A few days ago, I decided to make some chicken kabobs. I’ve never fixed meat on a skewer so this was new to me. Warning, if you’re at all accident prone, don’t attempt this. I poked myself numerous times and cut myself twice. Seriously, kabob at your own risk.
That said, I’m so glad I tried this because it was a nutritious dinner and went over really well with the family.
Here’s the recipe:
It made 6 large skewers of meat and vegetables.
1 lb of chicken tenders (chop in small pieces for skewering)
1 chopped red pepper
1 chopped orange pepper
1 chopped onion
1 cup of coconut oil (heat to liquid)
1/4 cup of lemon juice
3 tablespoons of Worcestershire sauce
3 tablespoons of Gluten Free Tamari Soy Sauce
3 cloves of fresh crushed garlic
1 teaspoon of dried mustard
Dash of salt and pepper
All I really did was chop the veggies and meat into chunks and put them on skewers. Then I poured the marinade over them and stuck them in the fridge for the afternoon.

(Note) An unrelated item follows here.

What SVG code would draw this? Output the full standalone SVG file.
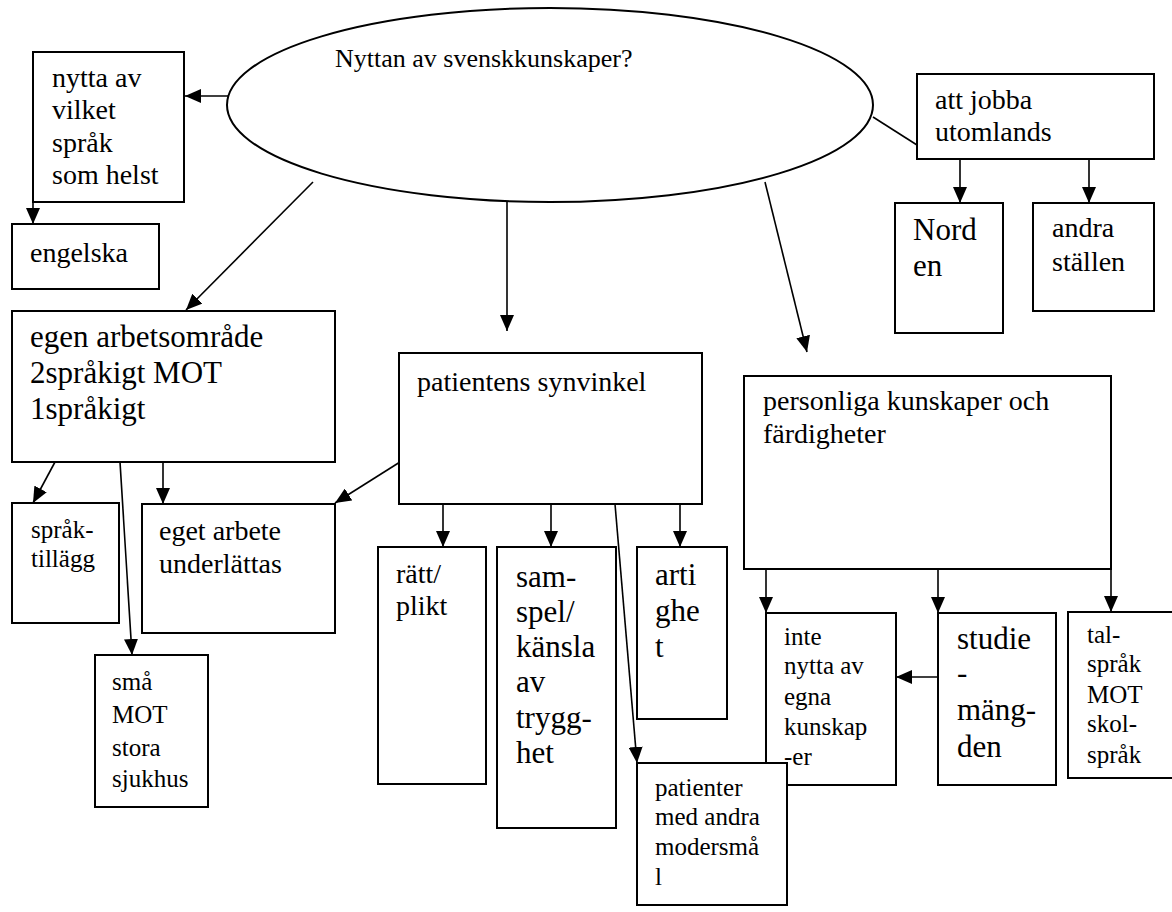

I decided to bake them for 30 minutes at 350F. You can grill them (which I’ll try in future) but I didn’t pre-soak the wooden skewers in water ahead of time and figured they would catch on fire.
Here’s what they looked like before I put them in the oven.
As you can tell, they went over really well with Latte. This was the first time she willingly ate cooked peppers and onions. This was a huge win!
This was a great summer meal. Light, yet filling with lots of protein, quality fat, and vegetables.
What are you loving for dinner this summer?